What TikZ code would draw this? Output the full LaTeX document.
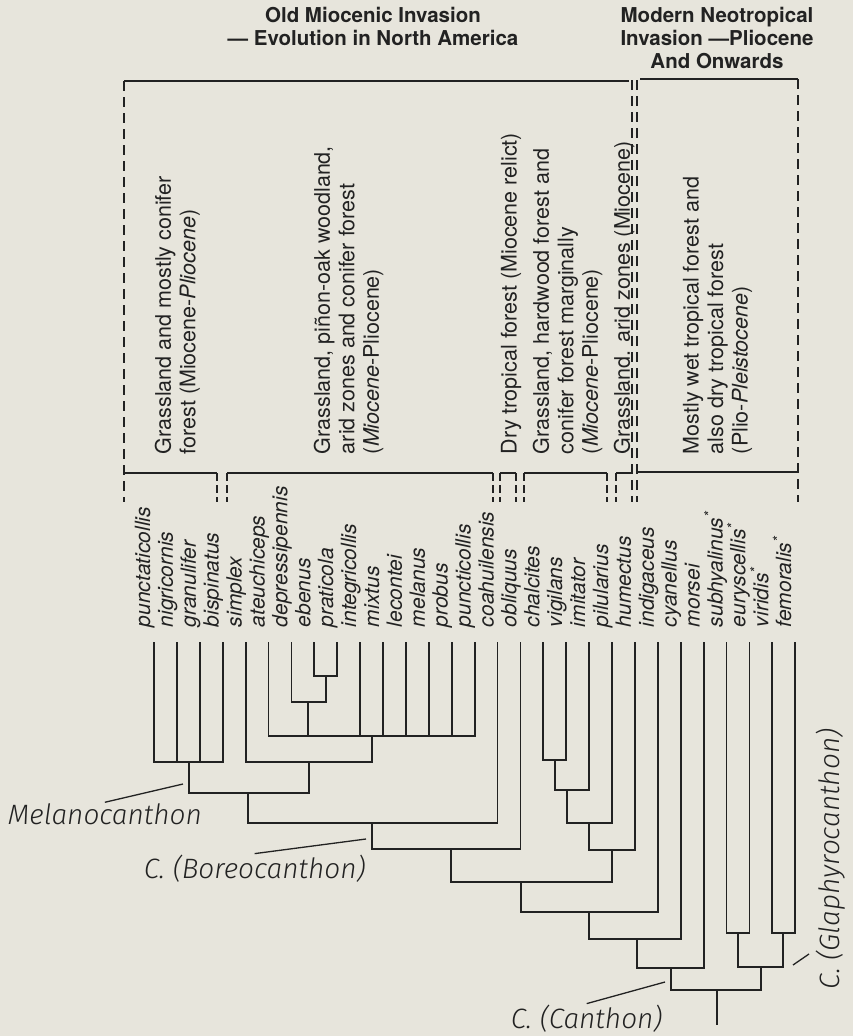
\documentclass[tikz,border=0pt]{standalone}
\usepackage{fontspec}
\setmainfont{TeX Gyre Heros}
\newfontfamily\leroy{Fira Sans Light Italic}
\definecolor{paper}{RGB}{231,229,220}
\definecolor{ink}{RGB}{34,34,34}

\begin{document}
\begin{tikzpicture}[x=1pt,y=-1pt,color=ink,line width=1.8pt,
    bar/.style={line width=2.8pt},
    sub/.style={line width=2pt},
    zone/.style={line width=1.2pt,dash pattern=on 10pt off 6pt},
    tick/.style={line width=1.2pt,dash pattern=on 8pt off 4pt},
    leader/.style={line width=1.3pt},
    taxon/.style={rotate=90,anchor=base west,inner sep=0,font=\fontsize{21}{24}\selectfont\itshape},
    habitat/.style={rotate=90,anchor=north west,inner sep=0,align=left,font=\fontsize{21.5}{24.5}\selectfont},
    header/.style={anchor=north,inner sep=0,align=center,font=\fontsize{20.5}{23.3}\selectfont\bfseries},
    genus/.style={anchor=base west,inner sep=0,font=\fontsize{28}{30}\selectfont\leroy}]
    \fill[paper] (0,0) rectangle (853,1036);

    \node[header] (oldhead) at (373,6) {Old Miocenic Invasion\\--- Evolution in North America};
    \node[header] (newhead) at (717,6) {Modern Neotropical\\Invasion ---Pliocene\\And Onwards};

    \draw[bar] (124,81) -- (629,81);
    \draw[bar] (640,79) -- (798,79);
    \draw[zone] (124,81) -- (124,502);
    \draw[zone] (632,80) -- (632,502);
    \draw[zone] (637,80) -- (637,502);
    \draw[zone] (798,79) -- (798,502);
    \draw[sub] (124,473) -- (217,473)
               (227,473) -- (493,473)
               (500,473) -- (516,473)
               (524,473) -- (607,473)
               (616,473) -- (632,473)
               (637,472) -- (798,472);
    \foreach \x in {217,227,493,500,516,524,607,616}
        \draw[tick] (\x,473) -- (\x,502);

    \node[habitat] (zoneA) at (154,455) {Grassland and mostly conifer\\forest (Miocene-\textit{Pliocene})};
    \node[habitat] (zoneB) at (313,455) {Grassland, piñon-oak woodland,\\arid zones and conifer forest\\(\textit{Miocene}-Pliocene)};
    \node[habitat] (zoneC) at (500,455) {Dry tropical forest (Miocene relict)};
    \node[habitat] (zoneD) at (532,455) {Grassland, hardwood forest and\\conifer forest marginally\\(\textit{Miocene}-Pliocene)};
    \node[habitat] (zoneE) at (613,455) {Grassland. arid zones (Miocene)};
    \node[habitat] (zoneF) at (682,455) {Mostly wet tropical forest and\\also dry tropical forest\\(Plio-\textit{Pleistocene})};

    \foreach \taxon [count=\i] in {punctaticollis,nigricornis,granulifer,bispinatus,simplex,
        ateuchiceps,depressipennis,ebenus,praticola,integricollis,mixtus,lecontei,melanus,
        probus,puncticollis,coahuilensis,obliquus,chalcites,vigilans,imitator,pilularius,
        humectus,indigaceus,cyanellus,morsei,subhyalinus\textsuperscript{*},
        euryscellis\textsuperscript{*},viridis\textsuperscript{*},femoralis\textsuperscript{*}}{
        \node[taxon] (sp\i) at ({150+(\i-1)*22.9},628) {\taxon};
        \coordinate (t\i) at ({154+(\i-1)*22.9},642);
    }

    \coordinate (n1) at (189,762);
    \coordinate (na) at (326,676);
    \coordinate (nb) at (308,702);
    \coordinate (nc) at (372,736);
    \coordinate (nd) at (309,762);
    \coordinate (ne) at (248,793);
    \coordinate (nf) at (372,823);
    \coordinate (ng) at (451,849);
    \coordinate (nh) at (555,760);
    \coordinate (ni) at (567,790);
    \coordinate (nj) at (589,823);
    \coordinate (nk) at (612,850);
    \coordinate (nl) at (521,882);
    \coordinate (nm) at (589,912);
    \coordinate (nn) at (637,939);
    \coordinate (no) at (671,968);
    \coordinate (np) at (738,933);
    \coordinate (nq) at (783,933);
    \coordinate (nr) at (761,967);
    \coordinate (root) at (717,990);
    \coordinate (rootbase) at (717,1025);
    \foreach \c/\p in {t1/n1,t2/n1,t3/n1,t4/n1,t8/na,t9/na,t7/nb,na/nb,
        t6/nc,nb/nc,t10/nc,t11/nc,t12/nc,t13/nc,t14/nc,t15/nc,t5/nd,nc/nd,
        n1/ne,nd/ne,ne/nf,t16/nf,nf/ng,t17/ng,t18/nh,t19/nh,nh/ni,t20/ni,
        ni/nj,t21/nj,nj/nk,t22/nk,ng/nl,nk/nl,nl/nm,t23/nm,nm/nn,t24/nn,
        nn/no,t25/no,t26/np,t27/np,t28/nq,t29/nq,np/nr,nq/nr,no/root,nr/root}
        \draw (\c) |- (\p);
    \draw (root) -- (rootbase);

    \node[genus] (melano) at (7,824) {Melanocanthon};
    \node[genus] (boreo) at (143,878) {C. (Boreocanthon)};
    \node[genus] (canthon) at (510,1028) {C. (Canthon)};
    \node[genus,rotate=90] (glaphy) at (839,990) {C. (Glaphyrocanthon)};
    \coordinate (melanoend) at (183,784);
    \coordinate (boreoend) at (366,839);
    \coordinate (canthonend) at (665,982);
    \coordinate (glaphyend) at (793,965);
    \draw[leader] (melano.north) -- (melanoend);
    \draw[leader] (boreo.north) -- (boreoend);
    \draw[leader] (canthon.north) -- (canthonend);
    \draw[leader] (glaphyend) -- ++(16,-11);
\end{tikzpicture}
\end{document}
──────
Reproduce the data above word for word from its first line through the line that holds "(\x,473) -- (\x,502);", both ends included; skip pictures.

:: Answer below ::
What TikZ code would draw this? Output the full LaTeX document.
\documentclass[tikz,border=0pt]{standalone}
\usepackage{fontspec}
\setmainfont{TeX Gyre Heros}
\newfontfamily\leroy{Fira Sans Light Italic}
\definecolor{paper}{RGB}{231,229,220}
\definecolor{ink}{RGB}{34,34,34}

\begin{document}
\begin{tikzpicture}[x=1pt,y=-1pt,color=ink,line width=1.8pt,
    bar/.style={line width=2.8pt},
    sub/.style={line width=2pt},
    zone/.style={line width=1.2pt,dash pattern=on 10pt off 6pt},
    tick/.style={line width=1.2pt,dash pattern=on 8pt off 4pt},
    leader/.style={line width=1.3pt},
    taxon/.style={rotate=90,anchor=base west,inner sep=0,font=\fontsize{21}{24}\selectfont\itshape},
    habitat/.style={rotate=90,anchor=north west,inner sep=0,align=left,font=\fontsize{21.5}{24.5}\selectfont},
    header/.style={anchor=north,inner sep=0,align=center,font=\fontsize{20.5}{23.3}\selectfont\bfseries},
    genus/.style={anchor=base west,inner sep=0,font=\fontsize{28}{30}\selectfont\leroy}]
    \fill[paper] (0,0) rectangle (853,1036);

    \node[header] (oldhead) at (373,6) {Old Miocenic Invasion\\--- Evolution in North America};
    \node[header] (newhead) at (717,6) {Modern Neotropical\\Invasion ---Pliocene\\And Onwards};

    \draw[bar] (124,81) -- (629,81);
    \draw[bar] (640,79) -- (798,79);
    \draw[zone] (124,81) -- (124,502);
    \draw[zone] (632,80) -- (632,502);
    \draw[zone] (637,80) -- (637,502);
    \draw[zone] (798,79) -- (798,502);
    \draw[sub] (124,473) -- (217,473)
               (227,473) -- (493,473)
               (500,473) -- (516,473)
               (524,473) -- (607,473)
               (616,473) -- (632,473)
               (637,472) -- (798,472);
    \foreach \x in {217,227,493,500,516,524,607,616}
        \draw[tick] (\x,473) -- (\x,502);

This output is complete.